The following resources may be helpful for researchers, package authors, editors and reviewers in addressing ethical questions related to privacy and research software.
- The Declaration of Helsinki and The Belmont Report provide fundamental principles for ethical practice by researchers.
- Several organizations provide guidance on how to translate these principles into the the context of internet research. These include the Ethical Guidelines of The Association of Internet Researchers, the NESH Guide to Internet Research Ethics, and BPS’ Ethics Guidelines for Internet-Mediated Research. Anabo et al (2019) provide a helpful overview of these.
- The Social Media Lab provides a high-level overview with data on normative expectations of privacy and use on social forums.

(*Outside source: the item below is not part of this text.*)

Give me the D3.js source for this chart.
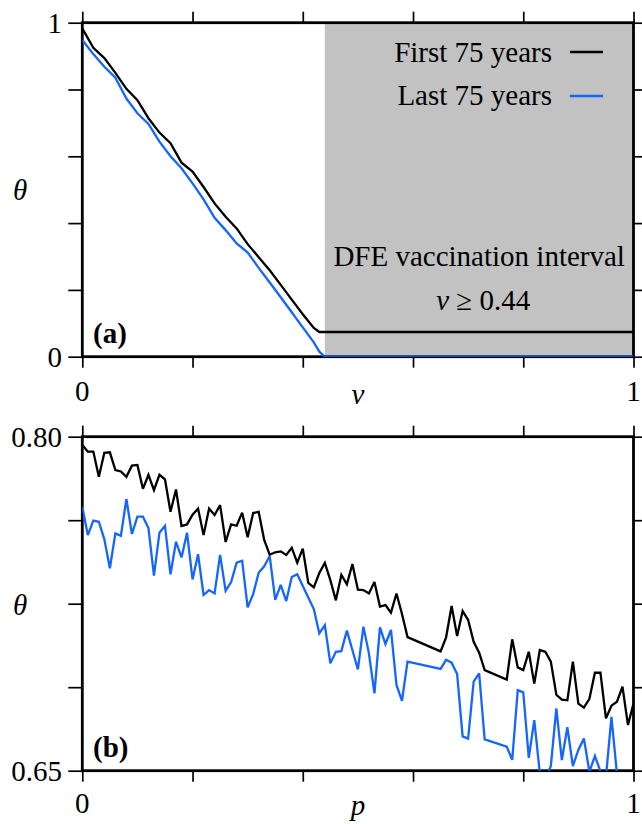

- Bechmann A., Kim J.Y. (2019) Big Data: A Focus on Social Media Research Dilemmas. In: Iphofen R. (eds) Handbook of Research Ethics and Scientific Integrity. https://doi.org/10.1007/978-3-319-76040-7_18-1
- Lomborg, S., & Bechmann, A. (2014). Using APIs for Data Collection on Social Media. The Information Society, 30(4), 256–265. https://dx.doi.org/10.1080/01972243.2014.915276
- Flick, C. (2016). Informed consent and the Facebook emotional manipulation study. Research Ethics, 12(1), 14–28. https://doi.org/10.1177/1747016115599568
- Sugiura, L., Wiles, R., & Pope, C. (2017). Ethical challenges in online research: Public/private perceptions. Research Ethics, 13(3–4), 184–199. https://doi.org/10.1177/1747016116650720
- Taylor, J., & Pagliari, C. (2018). Mining social media data: How are research sponsors and researchers addressing the ethical challenges? Research Ethics, 14(2), 1–39. https://doi.org/10.1177/1747016117738559
- Zimmer, M. (2010). “But the data is already public”: on the ethics of research in Facebook. Ethics and Information Technology, 12(4), 313–325. https://dx.doi.org/10.1007/s10676-010-9227-5
rOpenSci’s community is our best asset. Whether you’re a regular contributor or a newcomer, we care about making this a safe place for you and we’ve got your back. We have a Code of Conduct that applies to all people participating in the rOpenSci community, including rOpenSci staff and leadership and to all modes of interaction online or in person. The Code of Conduct is maintained on the rOpenSci website.